If you ask any craft beer brewer, making delicious beer is an art. Well, in Florida, so too is selling craft beer.
First, craft breweries are part of a three-tiered system that basically requires them to sell their brews to distributors who then sell them back to the brewer. The exceptions are growlers – those neato-looking glass jugs you can fill up, take home and bring back again later – to-go beer. Those come in quart and gallon-sizes, but not half-gallon.
Why? Because the Florida Legislature is either full of a bunch of dunces or they’re too busy pandering to the big guys who profit from the state’s current ban on 64-ounce growlers. The middle guy, in this case, has come out the winner during two separate, back-to-back legislative sessions.

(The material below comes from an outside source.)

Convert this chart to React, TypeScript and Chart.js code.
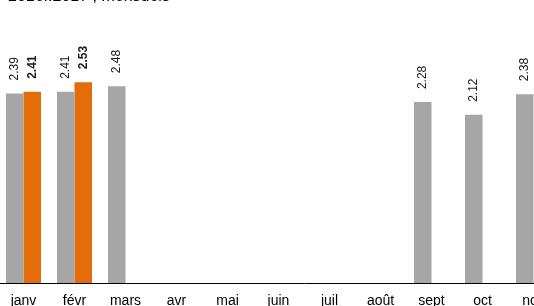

But, in some good news for local brewers like Cigar City in Tampa and Green Bench in St. Pete, the proverbial middleman is giving them a ray of fermented hope. In a press release Monday, the Florida Beer Wholesalers Association, which represents distributors, announced its support for a stand-alone growler bill that would lift the restriction on 64-ounce growlers.
Though it may seem a change of stance, the FBWA is only switching gears on a tiny part of the bigger issue. Their main concern is that the three-tier system stay in place for packaged and sealed brews.
“We believe it is now time to separate the growler issue from the larger conversation,” FBWA executive director Mitch Rubin said. “Our support for growlers recognizes that allowing these new carry-out sizes offers some challenges – all of which can easily be overcome with some simple, sensible requirements.”
Those include creating a new section of law that expressly authorizes and governs growlers as separate from manufacturer sealed containers. They ask that growlers be made of glass, ceramic or metal – you know, for safety and sanitary reasons as well as other sanitary regulations.
“In short, with these few logical suggestions for maintaining product integrity and public safety, the Florida Beer Wholesalers Association supports a stand-alone bill that would authorize a 64-ounce growler,” Rubin said. “And, of equal importance, we hope lawmakers will consider such a bill as a stand-alone product to avoid the larger, more complex issues surrounding the manufacturing, distribution and sale of beer and other malt beverages.”
Translation: Keep your hands off our distribution rights and bottom line!
Previous legislation that failed included one bill that would have allowed brewers to use the 64-ounce growlers, but it would have included the growlers in the same restrictions applied to canned and bottled brews. That was a no-go, much to the pleasure of the craft beer industry. Another bill again would have let the little guys sell their growlers, but it would have shut down tasting rooms popular at such breweries. Again, that failed miserably.
Whether or not Florida lawmakers can come up with something more basic that would appease everyone is yet to be seen, but one thing is certain – only in Florida do elected officials argue over beer for not one, not two, but three consecutive years.